Date of Award


Document Type

Open Access Dissertation

Degree Name

Doctor of Philosophy (PhD)


Education/Higher Education PhD

First Advisor

John A. Saltmarsh

Second Advisor

Jay R. Dee

Third Advisor

Andrew Perumal


One purpose of higher education is to prepare students to participate in a democratic society. This mission is particularly relevant today as the institutions of democracy and the ideas that underpin them are in recession. Despite this, evidence shows that higher education is not achieving its stated goal of fostering civic engagement. The creation and maintenance of an institutional culture can be an effective way to teach civic engagement.

The Carnegie Community Engagement Classification (CEC) signifies that a college or university has institutionalized community engagement. By comparing student civic engagement outcomes at institutions that earned the classification to a control group of institutions that never applied, and to institutions that applied unsuccessfully, it is possible to determine whether student outcomes vary due to a culture of community engagement.

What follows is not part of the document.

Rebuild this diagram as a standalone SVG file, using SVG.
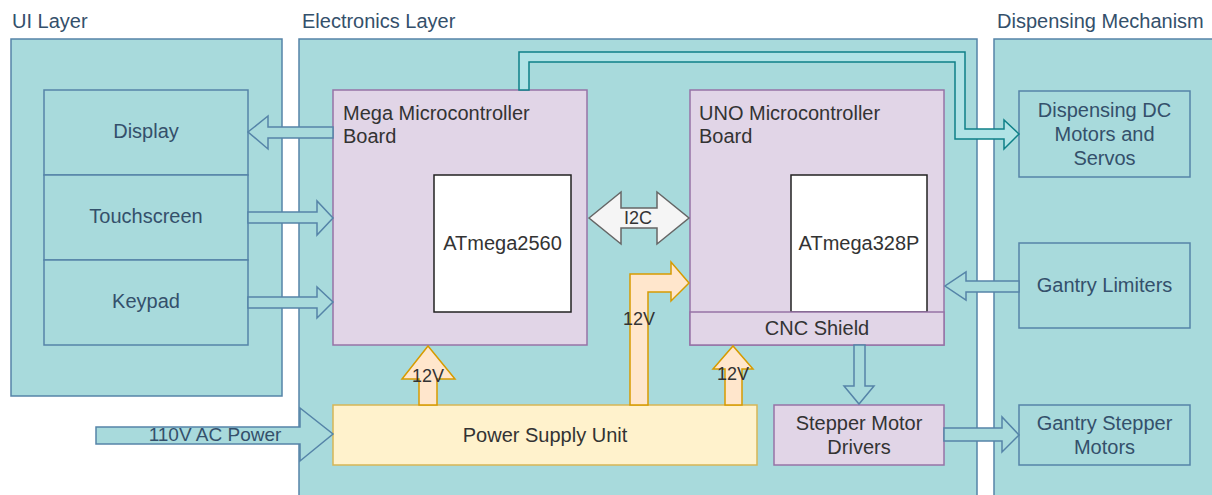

This study used a quasi-experimental non-equivalent control group design to test whether a culture of community engagement impacts student civic engagement outcomes. Study participants were 27,423 undergraduates at 127 colleges and universities in the United States. Participants completed two surveys created by the Higher Education Research Institute: The Freshman Survey (TFS) and the College Senior Survey (CSS). Data from four cohorts of students—those who graduated in 2016, 2017, 2018, and 2019—were analyzed.

Paired sample t test shows civic engagement increased slightly during college. Multiple regression analysis showed identity characteristics and experiences during college predicted a student’s civic engagement. There is generally no difference in civic engagement by race at TFS, but at CSS many students of color have lower civic engagement than white students. Joining a fraternity or sorority and studying abroad predicted a higher civic engagement score and a higher likelihood to vote. Being a varsity athlete predicted a lower civic engagement score and a lower likelihood of voting. An increase in social agency predicted the highest increase in civic engagement.

Difference-in-differences analysis (DiD) generally showed no significant difference between the change in civic engagement outcomes based on CEC classification status. However, stratified results show that culture impacts students differently based on their civic engagement upon entering college and suggests that campus culture normalizes an average level of civic engagement.